6. Tier-2 Black-Hat Spamming

That’s where it gets shady: black-hat and grey-hat still blast thousands of automated backlinks comments, especially in aggressive areas like crypto and gambling. Sure, it can help gain a quick authority boost, but everybody involved is one manual review away from being cast into a digital purgatory and spending months on the site’s rehabilitation.

Bottom line, comment backlinking may not be the modern SEO’s flashiest strategy, but the cumulative effect of a well-done campaign is sizable. You get better crawl rates, warmer traffic, and a significant topical authority bump.

How to Get Backlinks from Blog Comments

Forget about “Great post!” and “Valuable insight!” comments. At this point, they’re more meme-worthy and embarrassing than effective. To obtain backlinks from blog comments, do this instead:

1. Find Relevant Blogs

Use relevant search operators (a.k.a. special commands) to quickly surface active, high-quality blogs. In the past, you just had to write into a search bar something like “keyword” + “blog” + “dofollow comments” to locate it. These days, it’s best to use operators like these:

  • For fresh posts that are already getting real engagement — “your keyword” “great point” OR “this helped me” 2025.
  • For Reddit blogs — use “your keyword” site:reddit.com. 
  • For authors who’re inviting comments — “your keyword” “what has been your experience” OR “I’d love to hear your thoughts.”
  • For active blogs looking for contributors — “your keyword” “write for us” OR “guest post.”

Just pick one, replace “your keyword,” insert it into the search bar, and you’ll instantly get a list of active blogs. 

Here’s a pro tip: to find the best keywords, reverse-engineer your competitors using Ahrefs/SEMrush advanced backlink tools to filter ‘blog comments’ to see where they get their links and then blatantly borrow them.

2. Write Valuable Comments

No spam or one-liner “Thanks!” comments. Aim for 150–250 words with meaningful insights, counter-examples, and a micro case study, where you share your own numbers and real results you’ve achieved.
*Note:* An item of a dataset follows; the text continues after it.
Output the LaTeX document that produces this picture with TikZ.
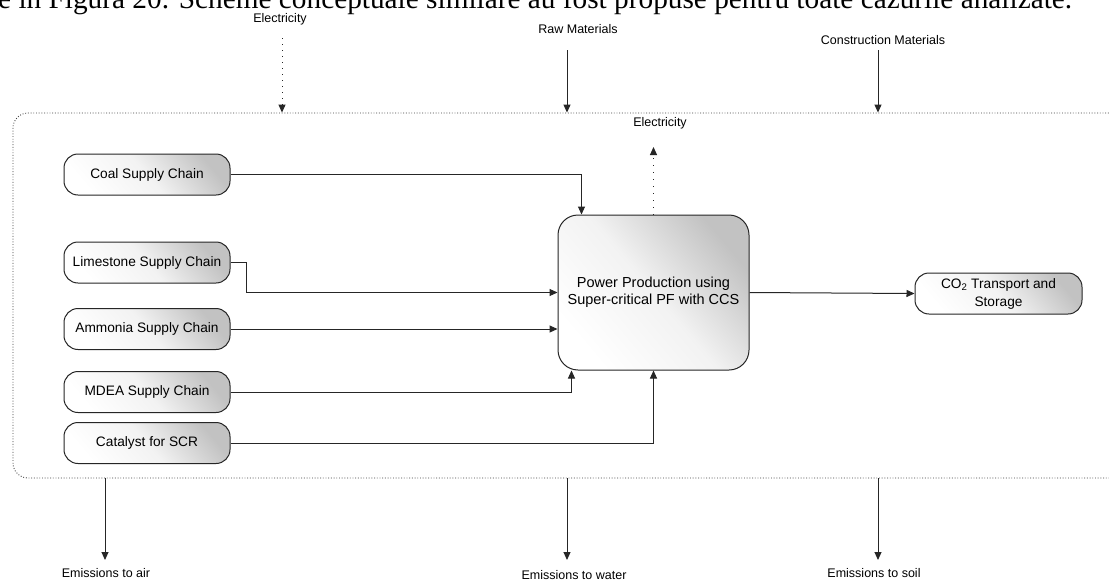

Also, engage in respectful pushback: disagree politely and participate in friendly back-and-forth to boost engagement.

3. Integrate Your URL Naturally

Don’t just dump your homepage on unsuspecting readers — chances are, nobody is interested. Instead, always weave the URL into a relevant conversation, linking either to your pillar page or a related in-depth guide.

4. Use Your Real Name

It’s not the right time to embrace your internet anonymity. To boost visibility, use your real first and last name. Keyword-rich anchor texts, like “Best SEO Tips” or “Buy Bitcoin,” just scream spam, so avoid these at all costs. Instead, add the name of your brand. For instance, “Alex Lukianoff @GrowthNotes” looks professional, authoritative, and doesn’t look like someone is trying to force-feed you a crypto course.

5. Be Early and Consistent

Blog commenting isn’t an overnight success; it’s a steady, consistent process that builds one backlink after another over time. Show up, comment early (preferably in the first 5–10 comments), engage with others to create conversation threads, and post 5–8 high-quality comments weekly. It’s a quality-over-quantity strategy, so consistency and relevance are key.

Bottom Line 

Blog commenting for backlinks is all about the steady building of credibility and authority. Although you should definitely side-eye the ‘5,000 blog comments’ packages sold in bulk for a suspicious price of $5, don’t dismiss the practice entirely. Find niche blogs, leave relevant comments, and engage in good-faith discussions, sharing insights and relevant case studies. Over time, this strategy will yield real results, boosting your ranking, authority, and cash flow.